Ia menjelaskan tren penurunan angka kemiskinan ini telah berlangsung konsisten sejak Maret 2023, setelah sebelumnya sempat mengalami kenaikan pada periode September 2022 hingga Maret 2023 sebesar 0,03 persen poin. Meski demikian, tingkat ketimpangan antara wilayah kota dan desa masih cukup besar.

Pada Maret 2025, tingkat kemiskinan di perdesaan tercatat sebesar 11,03 persen, jauh lebih tinggi dibandingkan 6,73 persen di wilayah perkotaan. Selain itu, kedua wilayah menunjukkan arah tren yang berbeda kemiskinan di desa mengalami penurunan, sedangkan di kota justru mencatat sedikit peningkatan.

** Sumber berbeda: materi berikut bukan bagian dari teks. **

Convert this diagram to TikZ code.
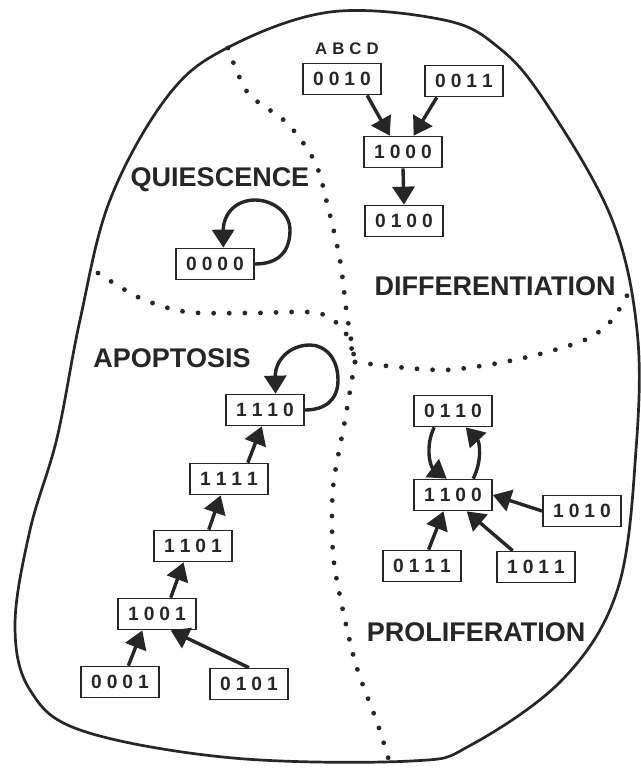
\documentclass[tikz,border=0pt]{standalone}
\usepackage{fontspec}
\setmainfont{Liberation Sans}
\usepackage{tikz}
\usetikzlibrary{arrows.meta}
\newcommand{\statebits}[4]{#1\hspace{2.5pt}#2\hspace{2.5pt}#3\hspace{2.5pt}#4}

\begin{document}
\begin{tikzpicture}[x=0.5pt,y=-0.5pt,color=black!85,
    state/.style={draw,line width=0.85pt,minimum width=39pt,minimum height=15.5pt,inner sep=0pt,
      font=\fontsize{9.6}{10}\selectfont\bfseries},
    phase/.style={inner sep=0pt,font=\fontsize{13.5}{15}\selectfont\bfseries},
    arr/.style={line width=1.7pt,-{Triangle[length=9pt,width=11pt]}},
    divider/.style={line width=2.4pt,line cap=round,dash pattern=on 0pt off 7.8pt}]
      \useasboundingbox (0,0) rectangle (641,768);
      \draw[line width=1.35pt] plot[smooth cycle,tension=0.6] coordinates {(330,12) (444,20) (498,47) (544,100) (611,217) (637,330) (636,450) (618,588) (564,678) (471,745) (411,761) (233,758) (83,731) (30,690) (15,625) (30,530) (57,438) (80,320) (110,200) (167,97) (227,48)};
      \draw[divider] plot[smooth] coordinates {(228,48) (248,93) (287,123) (315,162) (328,207) (340,260) (347,315) (355,362)};
      \draw[divider] plot[smooth] coordinates {(98,273) (140,298) (187,312) (253,313) (318,313) (345,332) (355,362)};
      \draw[divider] plot[smooth] coordinates {(355,362) (397,367) (445,370) (493,364) (540,354) (587,339) (612,320) (630,290)};
      \draw[divider] plot[smooth] coordinates {(355,362) (345,420) (333,488) (333,553) (341,601) (356,665) (378,725) (390,764)};
      \node[phase] (quies) at (220,180) {QUIESCENCE};
      \node[phase] (diff) at (495,286) {DIFFERENTIATION};
      \node[phase] (apop) at (172,358) {APOPTOSIS};
      \node[phase] (prolif) at (476,632) {PROLIFERATION};
      \node[inner sep=0pt,font=\fontsize{8.4}{9}\selectfont\bfseries] (abcd) at (347,49) {\statebits ABCD};
      \node[state] (n0010) at (342,79) {\statebits0010};
      \node[state] (n0011) at (464,81) {\statebits0011};
      \node[state] (n1000) at (403,152) {\statebits1000};
      \node[state] (n0100) at (404,221) {\statebits0100};
      \node[state] (n0000) at (215,264) {\statebits0000};
      \node[state] (n1110) at (265,410) {\statebits1110};
      \node[state] (n1111) at (229,479) {\statebits1111};
      \node[state] (n1101) at (193,546) {\statebits1101};
      \node[state] (n1001) at (157,614) {\statebits1001};
      \node[state] (n0001) at (120,682) {\statebits0001};
      \node[state] (n0101) at (249,684) {\statebits0101};
      \node[state] (n0110) at (453,411) {\statebits0110};
      \node[state] (n1100) at (453,495) {\statebits1100};
      \node[state] (n1010) at (582,511) {\statebits1010};
      \node[state] (n0111) at (422,566) {\statebits0111};
      \node[state] (n1011) at (536,567) {\statebits1011};
      \draw[arr] (n0010.-33) -- (n1000.129);
      \draw[arr] (n0011.211) -- (n1000.57);
      \draw[arr] (n1000.south) -- (n0100.north);
      \draw[arr] (n0000.east) .. controls (280,264) and (290,250) .. (290,230) .. controls (290,212) and (272,200) .. (255,200) .. controls (235,200) and (223,215) .. (n0000.63);
      \draw[arr] (n1110.east) .. controls (325,410) and (338,400) .. (338,380) .. controls (338,358) and (325,345) .. (310,345) .. controls (290,345) and (275,360) .. (n1110.57);
      \draw[arr] (n0001.63) -- (n1001.228);
      \draw[arr] (n0101.north) -- (n1001.-50);
      \draw[arr] (n1001.50) -- (n1101.240);
      \draw[arr] (n1101.46) -- (n1111.243);
      \draw[arr] (n1111.41) -- (n1110.259);
      \draw[arr] (n0110.221) to[bend right=40] (n1100.111);
      \draw[arr] (n1100.39) to[bend right=35] (n0110.-52);
      \draw[arr] (n1010.west) -- (n1100.east);
      \draw[arr] (n0111.68) -- (n1100.240);
      \draw[arr] (n1011.145) -- (n1100.-50);
    \end{tikzpicture}
\end{document}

“Persentase kemiskinan di perdesaan mengalami penurunan sebesar 0,31 persen poin dibandingkan September 2024, sementara di perkotaan justru meningkat 0,07 persen poin,” jelas Ateng.

BPS juga mencatat garis kemiskinan nasional mengalami kenaikan. Pada Maret 2025, garis kemiskinan mencapai Rp609.160 per kapita per bulan, meningkat sebesar 2,34 persen dibandingkan periode sebelumnya. Di wilayah perkotaan, garis kemiskinan tercatat lebih tinggi yakni Rp629.561, sementara di perdesaan sebesar Rp580.349.

Ateng menuturkan garis kemiskinan di perdesaan naik sebesar 2,42 persen, sedikit lebih tinggi dibandingkan kenaikan di perkotaan yang mencapai 2,24 persen. Menurutnya, kenaikan garis kemiskinan ini mencerminkan tekanan inflasi, terutama pada kelompok pengeluaran makanan, yang masih menjadi komponen utama dalam konsumsi masyarakat berpenghasilan rendah.